The Bitstrade website offers a “profit calculator” to lure in unsuspecting investors with outlandish claims of investment returns. Investors could participate for as little as $10.00 by backing the investment pool that claimed to be buying Bitcoin.

Bitstrade said their “mission is to empower people financially and make the world more open and connected. This is the community of the people with a common cause to make bitcoin the most used payment system in the world. Our vision is to foster a trusted bitcoin community, more friendly than OTC, but [more] involved than a bitcoin broker.”

Sharon M. Joyce, Acting Director of the NJ Division of Consumer Affairs, said there is no recourse for investors to recoup their losses;

“We’re reminding investors to be extra vigilant about fully vetting what is being sold before investing with cryptocurrency.”

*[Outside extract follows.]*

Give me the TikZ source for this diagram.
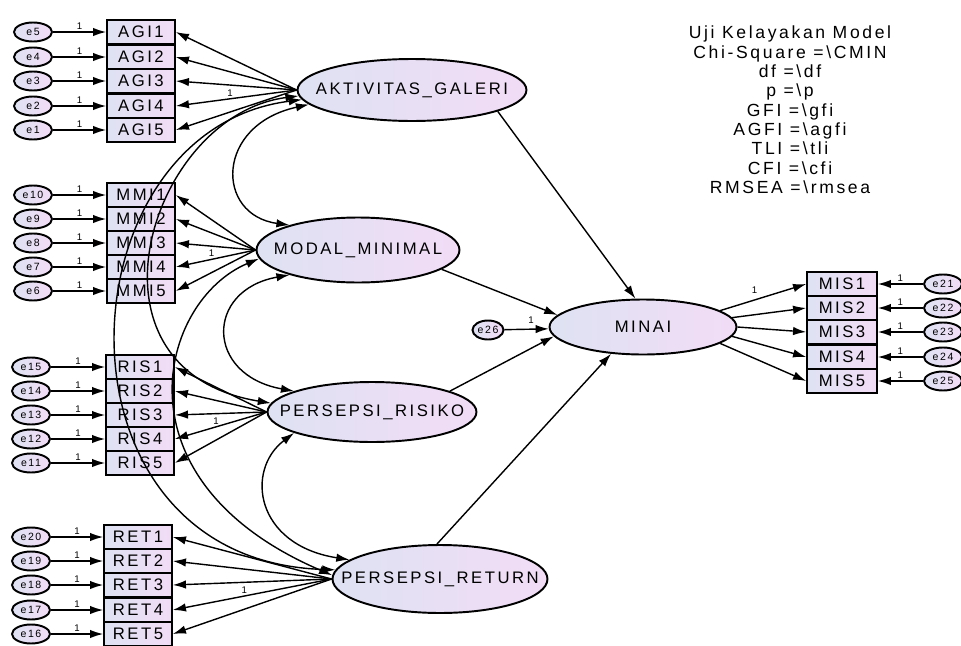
\documentclass[tikz,border=0pt]{standalone}
\usepackage{fontspec}
\setmainfont{Liberation Sans}[LetterSpace=15]
\usepackage{tikz}
\usetikzlibrary{shapes.geometric, arrows.meta}
\usepackage{xcolor}
\definecolor{amosleft}{RGB}{222,226,242}
\definecolor{amosright}{RGB}{242,220,246}
\newcommand{\nowide}[1]{\makebox[0pt]{#1}}

\begin{document}
\begin{tikzpicture}[
        x=0.02cm, y=-0.02cm,
        latent/.style={
            ellipse,
            draw,
            line width=1.1pt,
            left color=amosleft,
            right color=amosright,
            font=\fontsize{9.5}{10}\selectfont
        },
        indicator/.style={
            rectangle,
            draw,
            line width=0.9pt,
            left color=amosleft,
            right color=amosright,
            minimum width=1.36cm,
            minimum height=0.49cm,
            inner sep=0pt,
            font=\fontsize{9.5}{10}\selectfont
        },
        error/.style={
            ellipse,
            draw,
            line width=1.1pt,
            left color=amosleft,
            right color=amosright,
            minimum width=0.76cm,
            minimum height=0.38cm,
            inner sep=0pt,
            font=\fontsize{6}{6}\selectfont
        },
        one/.style={
            inner sep=1pt,
            font=\fontsize{5.5}{6}\selectfont
        },
        arrow/.style={
            -{Latex[length=7.5pt,width=4.8pt]},
            line width=0.8pt
        },
        covar/.style={
            {Latex[length=7.5pt,width=4.8pt]}-{Latex[length=7.5pt,width=4.8pt]},
            line width=0.8pt
        }
    ]
    \useasboundingbox (0,0) rectangle (961,646);

    % latent variables
    \node[latent, minimum width=4.58cm, minimum height=1.24cm] (galeri) at (412,90) {\nowide{AKTIVITAS\_GALERI}};
    \node[latent, minimum width=4.06cm, minimum height=1.30cm] (modal) at (358,250) {\nowide{MODAL\_MINIMAL}};
    \node[latent, minimum width=4.18cm, minimum height=1.20cm] (risiko) at (372,412) {\nowide{PERSEPSI\_RISIKO}};
    \node[latent, minimum width=4.30cm, minimum height=1.36cm] (retur) at (440,579) {\nowide{PERSEPSI\_RETURN}};
    \node[latent, minimum width=3.74cm, minimum height=1.10cm] (minai) at (643,327) {\nowide{MINAI}};

    % AKTIVITAS_GALERI block
    \node[indicator] (agi1) at (141,32) {AGI1};
    \node[indicator] (agi2) at (141,57) {AGI2};
    \node[indicator] (agi3) at (141,81) {AGI3};
    \node[indicator] (agi4) at (141,106) {AGI4};
    \node[indicator] (agi5) at (141,130) {AGI5};
    \node[error] (e5) at (33,32) {e5};
    \node[error] (e4) at (33,57) {e4};
    \node[error] (e3) at (33,81) {e3};
    \node[error] (e2) at (33,106) {e2};
    \node[error] (e1) at (33,130) {e1};

    % MODAL_MINIMAL block
    \node[indicator] (mmi1) at (141,195) {MMI1};
    \node[indicator] (mmi2) at (141,219) {MMI2};
    \node[indicator] (mmi3) at (141,243) {MMI3};
    \node[indicator] (mmi4) at (141,267) {MMI4};
    \node[indicator] (mmi5) at (141,291) {MMI5};
    \node[error] (e10) at (33,195) {e10};
    \node[error] (e9) at (33,219) {e9};
    \node[error] (e8) at (33,243) {e8};
    \node[error] (e7) at (33,267) {e7};
    \node[error] (e6) at (33,291) {e6};

    % PERSEPSI_RISIKO block
    \node[indicator] (ris1) at (140,367) {RIS1};
    \node[indicator] (ris2) at (140,391) {RIS2};
    \node[indicator] (ris3) at (140,415) {RIS3};
    \node[indicator] (ris4) at (140,439) {RIS4};
    \node[indicator] (ris5) at (140,463) {RIS5};
    \node[error] (e15) at (31,367) {e15};
    \node[error] (e14) at (31,391) {e14};
    \node[error] (e13) at (31,415) {e13};
    \node[error] (e12) at (31,439) {e12};
    \node[error] (e11) at (31,463) {e11};

    % PERSEPSI_RETURN block
    \node[indicator] (ret1) at (138,537) {RET1};
    \node[indicator] (ret2) at (138,561) {RET2};
    \node[indicator] (ret3) at (138,585) {RET3};
    \node[indicator] (ret4) at (138,610) {RET4};
    \node[indicator] (ret5) at (138,634) {RET5};
    \node[error] (e20) at (31,537) {e20};
    \node[error] (e19) at (31,561) {e19};
    \node[error] (e18) at (31,585) {e18};
    \node[error] (e17) at (31,610) {e17};
    \node[error] (e16) at (31,634) {e16};

    % MINAI block
    \node[indicator, minimum width=1.40cm] (mis1) at (842,284) {MIS1};
    \node[indicator, minimum width=1.40cm] (mis2) at (842,308) {MIS2};
    \node[indicator, minimum width=1.40cm] (mis3) at (842,332) {MIS3};
    \node[indicator, minimum width=1.40cm] (mis4) at (842,357) {MIS4};
    \node[indicator, minimum width=1.40cm] (mis5) at (842,381) {MIS5};
    \node[error] (e21) at (943,284) {e21};
    \node[error] (e22) at (943,308) {e22};
    \node[error] (e23) at (943,332) {e23};
    \node[error] (e24) at (943,357) {e24};
    \node[error] (e25) at (943,381) {e25};
    \node[error, minimum width=0.62cm] (e26) at (488,330) {e26};

    % fit summary
    \node[align=center, font=\fontsize{10}{11}\selectfont] (fit) at (790,110) {Uji Kelayakan Model\\Chi-Square =\textbackslash CMIN\\df =\textbackslash df\\p =\textbackslash p\\GFI =\textbackslash gfi\\AGFI =\textbackslash agfi\\TLI =\textbackslash tli\\CFI =\textbackslash cfi\\RMSEA =\textbackslash rmsea};

    % Error arrows
    \draw[arrow] (e5) -- (agi1) node[one, midway, above] {1};
    \draw[arrow] (e4) -- (agi2) node[one, midway, above] {1};
    \draw[arrow] (e3) -- (agi3) node[one, midway, above] {1};
    \draw[arrow] (e2) -- (agi4) node[one, midway, above] {1};
    \draw[arrow] (e1) -- (agi5) node[one, midway, above] {1};
    \draw[arrow] (e10) -- (mmi1) node[one, midway, above] {1};
    \draw[arrow] (e9) -- (mmi2) node[one, midway, above] {1};
    \draw[arrow] (e8) -- (mmi3) node[one, midway, above] {1};
    \draw[arrow] (e7) -- (mmi4) node[one, midway, above] {1};
    \draw[arrow] (e6) -- (mmi5) node[one, midway, above] {1};
    \draw[arrow] (e15) -- (ris1) node[one, midway, above] {1};
    \draw[arrow] (e14) -- (ris2) node[one, midway, above] {1};
    \draw[arrow] (e13) -- (ris3) node[one, midway, above] {1};
    \draw[arrow] (e12) -- (ris4) node[one, midway, above] {1};
    \draw[arrow] (e11) -- (ris5) node[one, midway, above] {1};
    \draw[arrow] (e20) -- (ret1) node[one, midway, above] {1};
    \draw[arrow] (e19) -- (ret2) node[one, midway, above] {1};
    \draw[arrow] (e18) -- (ret3) node[one, midway, above] {1};
    \draw[arrow] (e17) -- (ret4) node[one, midway, above] {1};
    \draw[arrow] (e16) -- (ret5) node[one, midway, above] {1};
    \draw[arrow] (e21) -- (mis1) node[one, midway, above] {1};
    \draw[arrow] (e22) -- (mis2) node[one, midway, above] {1};
    \draw[arrow] (e23) -- (mis3) node[one, midway, above] {1};
    \draw[arrow] (e24) -- (mis4) node[one, midway, above] {1};
    \draw[arrow] (e25) -- (mis5) node[one, midway, above] {1};
    \draw[arrow] (e26) -- (minai) node[one, pos=0.6, above=2pt] {1};

    % Loadings
    \draw[arrow] (galeri.west) -- (agi1.east);
    \draw[arrow] (galeri.west) -- (agi2.east);
    \draw[arrow] (galeri.west) -- (agi3.east);
    \draw[arrow] (galeri.west) -- (agi4.east) node[one, pos=0.55, above] {1};
    \draw[arrow] (galeri.west) -- (agi5.east);
    \draw[arrow] (modal.west) -- (mmi1.east);
    \draw[arrow] (modal.west) -- (mmi2.east);
    \draw[arrow] (modal.west) -- (mmi3.east);
    \draw[arrow] (modal.west) -- (mmi4.east) node[one, pos=0.55, above] {1};
    \draw[arrow] (modal.west) -- (mmi5.east);
    \draw[arrow] (risiko.west) -- (ris1.east);
    \draw[arrow] (risiko.west) -- (ris2.east);
    \draw[arrow] (risiko.west) -- (ris3.east);
    \draw[arrow] (risiko.west) -- (ris4.east) node[one, pos=0.55, above] {1};
    \draw[arrow] (risiko.west) -- (ris5.east);
    \draw[arrow] (retur.west) -- (ret1.east);
    \draw[arrow] (retur.west) -- (ret2.east);
    \draw[arrow] (retur.west) -- (ret3.east);
    \draw[arrow] (retur.west) -- (ret4.east) node[one, pos=0.55, above] {1};
    \draw[arrow] (retur.west) -- (ret5.east);
    \draw[arrow] (minai.12) -- (mis1.west) node[one, pos=0.4, above=2pt] {1};
    \draw[arrow] (minai.6) -- (mis2.west);
    \draw[arrow] (minai.0) -- (mis3.west);
    \draw[arrow] (minai.-6) -- (mis4.west);
    \draw[arrow] (minai.-12) -- (mis5.west);

    % Structural paths
    \draw[arrow] (galeri.-14) -- (minai.105);
    \draw[arrow] (modal.-13) -- (minai.172);
    \draw[arrow] (risiko.15) -- (minai.186);
    \draw[arrow] (retur.95) -- (minai.220);

    % Covariances
    \draw[covar] (galeri.188) .. controls (215,125) and (215,215) .. (modal.160);
    \draw[covar] (modal.200) .. controls (205,290) and (205,375) .. (risiko.165);
    \draw[covar] (risiko.195) .. controls (245,470) and (255,545) .. (retur.168);
    \draw[covar] (galeri.183) .. controls (150,115) and (70,370) .. (risiko.175);
    \draw[covar] (galeri.185) .. controls (60,130) and (40,560) .. (retur.175);
    \draw[covar] (modal.185) .. controls (160,300) and (110,480) .. (retur.178);

\end{tikzpicture}
\end{document}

Bitstrade claimed to maintain addresses in Redland, California and Scottsdale, Arizona. According to the Bureau, the California address listed on Bitstrade’s website is bogus and simply does not exist. The Arizona address listed is the headquarters of an unrelated, publicly-traded Internet domain registrar and web hosting company, the Bureau found.

“Bitstrade is a prime example of a company seeking to capitalize on the cryptocurrency craze,” said Christopher W. Gerold, Chief of the Bureau of Securities.  “Regulators, including the Bureau, are actively responding to fraudulent crypto-cloaked securities offerings.”

The Bitstrade website does not list any names of management or firm founders. A review of WhoIs indicated “Tim Jones,” ostensibly based in Washington, DC, was the registrant of the domain.

The Bitstrade site highlights the risk to unsophisticated investors falling for outrageous claims of investment returns in the crytpocurrency space.